The Grace Baptist Church in Charlottetown is hoping its plan to build an apartment complex on its land will provide affordable housing for seniors. But people who live nearby say the development could be a major headache.

The plan is to build a 49-unit building in an area that is currently zoned institutional. The city would have to approve a zoning change to apartment-residential.


Pastor Stephen Bray says there's an immediate need for affordable seniors housing in the area. (CBC)

One-third of the units would be for lower-income tenants.

"It seems that the number one need in our community is for seniors housing," said Pastor Stephen Bray.

"Ultimately we just want to build the facility and pay the bills because we're a non-profit. It's our mission as a church."

Residents concerned

But some people who live nearby don’t like the idea of a large apartment building and parking lot in the area.

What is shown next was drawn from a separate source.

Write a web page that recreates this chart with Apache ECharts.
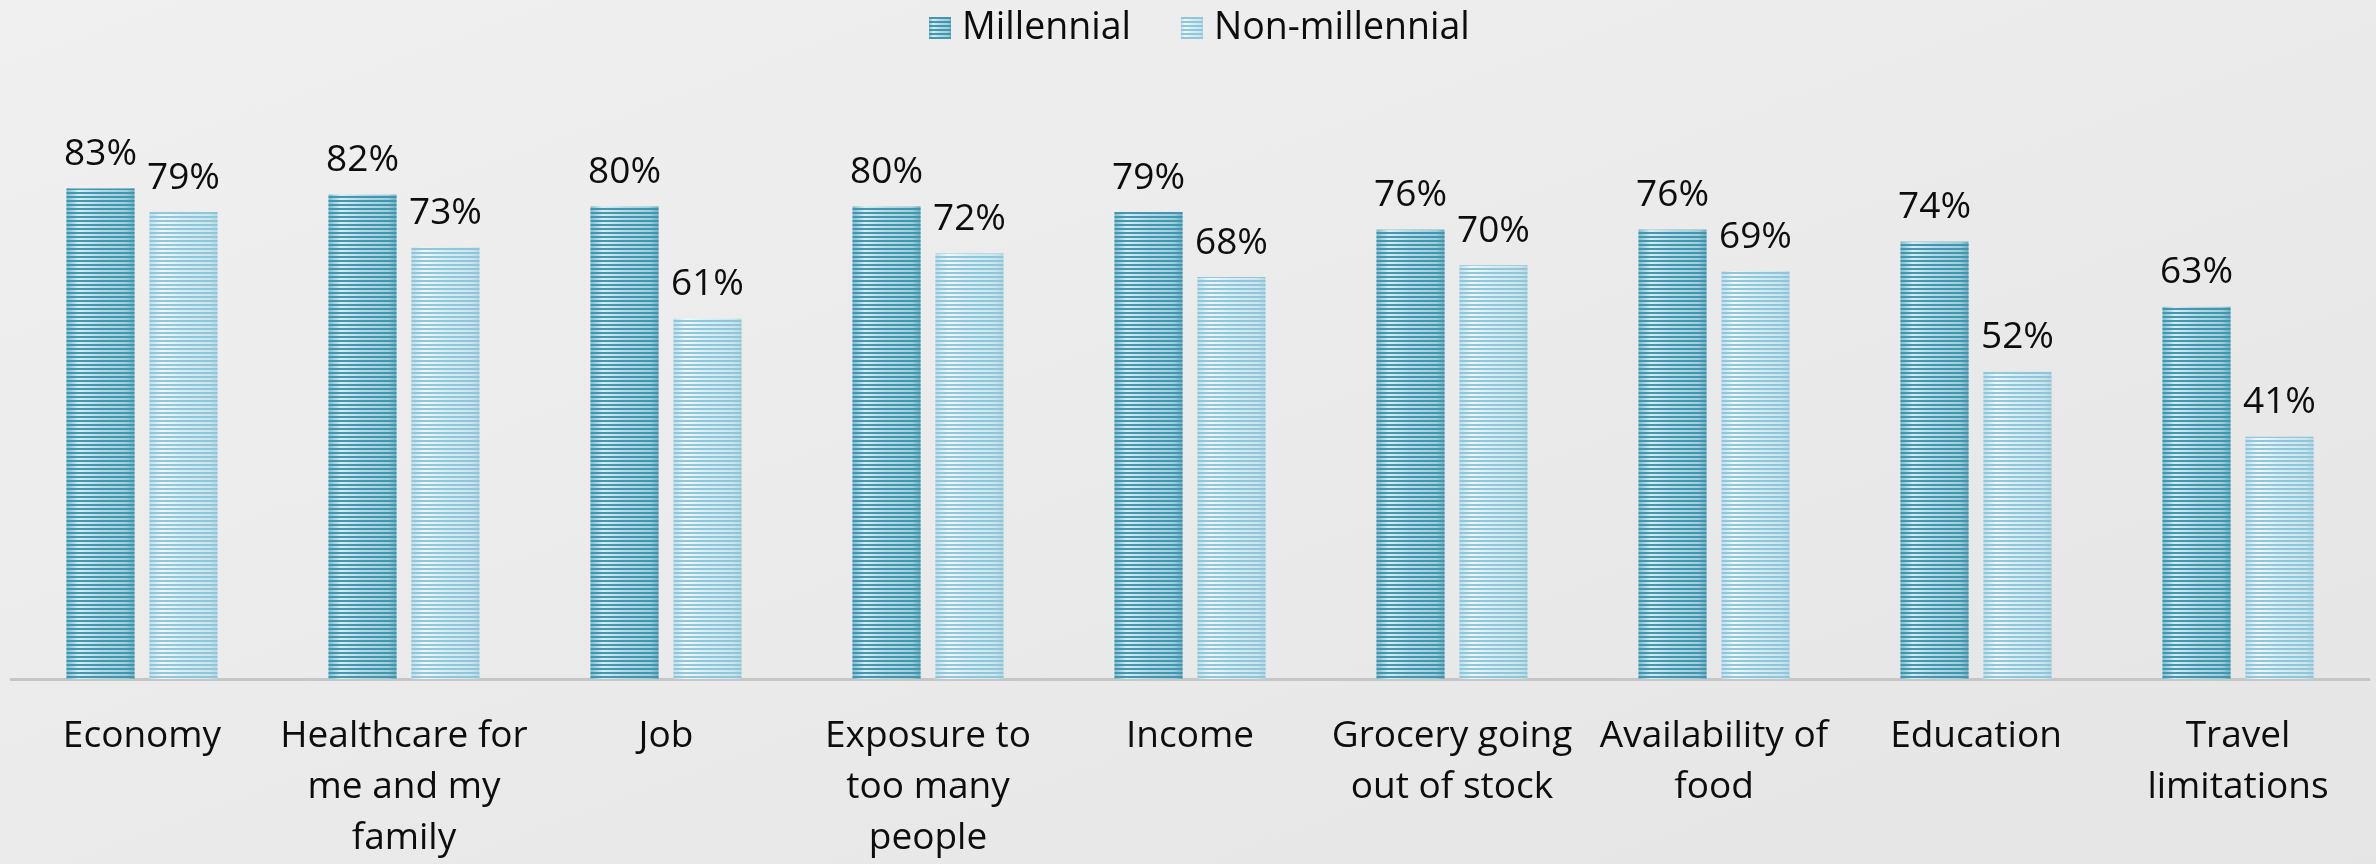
<!DOCTYPE html>
<html>
<head>
<meta charset="utf-8">
<script src="https://cdn.jsdelivr.net/npm/echarts@6/dist/echarts.min.js"></script>
<style>
  html, body { margin: 0; padding: 0; }
  body {
    width: 2376px; height: 864px; overflow: hidden;
    background: linear-gradient(160deg, #f0f0f0 0%, #ebebeb 45%, #e5e5e5 100%);
  }
  #chart { width: 2376px; height: 864px; }
</style>
</head>
<body>
<div id="chart"></div>
<script>
// Concerns ranked by share of respondents, split by generation
const categories = [
  'Economy',
  'Healthcare for\nme and my\nfamily',
  'Job',
  'Exposure to\ntoo many\npeople',
  'Income',
  'Grocery going\nout of stock',
  'Availability of\nfood',
  'Education',
  'Travel\nlimitations'
];
const seriesNames = ['Millennial', 'Non-millennial'];
const millennial = [83, 82, 80, 80, 79, 76, 76, 74, 63];
const nonMillennial = [79, 73, 61, 72, 68, 70, 69, 52, 41];

const FONT = '"Open Sans", "Noto Sans", sans-serif';

// Horizontal glossy gradient under a striped decal
function glossy(stops) {
  return {
    type: 'linear', x: 0, y: 0, x2: 1, y2: 0,
    colorStops: stops.map(([offset, color]) => ({ offset, color }))
  };
}
function stripes(color) {
  return {
    symbol: 'rect',
    symbolSize: 1,
    dashArrayX: [1, 0],
    dashArrayY: [2, 2],
    color: color
  };
}

const labelStyle = {
  show: true,
  position: 'top',
  distance: 15.5,
  formatter: '{c}%',
  fontFamily: FONT,
  fontSize: 37,
  lineHeight: 37,
  color: '#0d0d0d'
};

const chart = echarts.init(document.getElementById('chart'), null, { renderer: 'canvas' });
chart.setOption({
  backgroundColor: 'transparent',
  animation: false,
  legend: {
    top: 3,
    left: 924,
    itemWidth: 22,
    itemHeight: 22,
    itemGap: 50,
    icon: 'rect',
    textStyle: {
      fontFamily: FONT,
      fontSize: 37.5,
      lineHeight: 40,
      color: '#0d0d0d',
      padding: [0, 0, 0, 6]
    },
    data: seriesNames
  },
  grid: { left: 11, right: 7, top: 88, bottom: 180.5, containLabel: false },
  xAxis: {
    type: 'category',
    data: categories,
    axisLine: { show: true, lineStyle: { color: '#c6c6c6', width: 3 } },
    axisTick: { show: false },
    axisLabel: {
      interval: 0,
      margin: 32,
      fontFamily: FONT,
      fontSize: 37,
      lineHeight: 51,
      color: '#0d0d0d'
    }
  },
  yAxis: {
    type: 'value',
    min: 0,
    max: 100,
    show: false,
    splitLine: { show: false }
  },
  series: [
    {
      name: seriesNames[0],
      type: 'bar',
      data: millennial,
      barWidth: 68,
      barGap: '22%',
      itemStyle: {
        color: glossy([[0, '#7fbccd'], [0.18, '#d6edf3'], [0.5, '#b4d9e4'], [0.88, '#a0cedb'], [1, '#6eafc2']]),
        decal: stripes('rgba(60,148,173,0.95)')
      },
      label: labelStyle
    },
    {
      name: seriesNames[1],
      type: 'bar',
      data: nonMillennial,
      barWidth: 68,
      itemStyle: {
        color: glossy([[0, '#bcdfea'], [0.18, '#f0f8fb'], [0.5, '#d9edf3'], [0.88, '#cde6ee'], [1, '#b3d9e5']]),
        decal: stripes('rgba(140,196,216,0.95)')
      },
      label: labelStyle
    }
  ]
});
</script>
</body>
</html>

"Traffic flow is a real problem being a residential neighbourhood," said Darragh Mogan, who is opposed to the project. "We want safe traffic conditions, and they won’t be with this complex being put in."


The proposed building would include 49 units for seniors. (CBC)

About 125 people have signed a petition against rezoning the land.

"It’s a major concern," said Charlie Wilkinson. "If anything, this property should be rezoned recreational, not residential."

Other neighbours say they’re worried about the effect on a nearby creek, which flows just below the property.

The Church says even if it gets approval, it will consider all sides before going ahead.

"We're hoping that maybe after we share our vision and share our heart, our neighbourhood will understand we're trying to be very sensitive to their homes, property value, traffic flow," said Bray.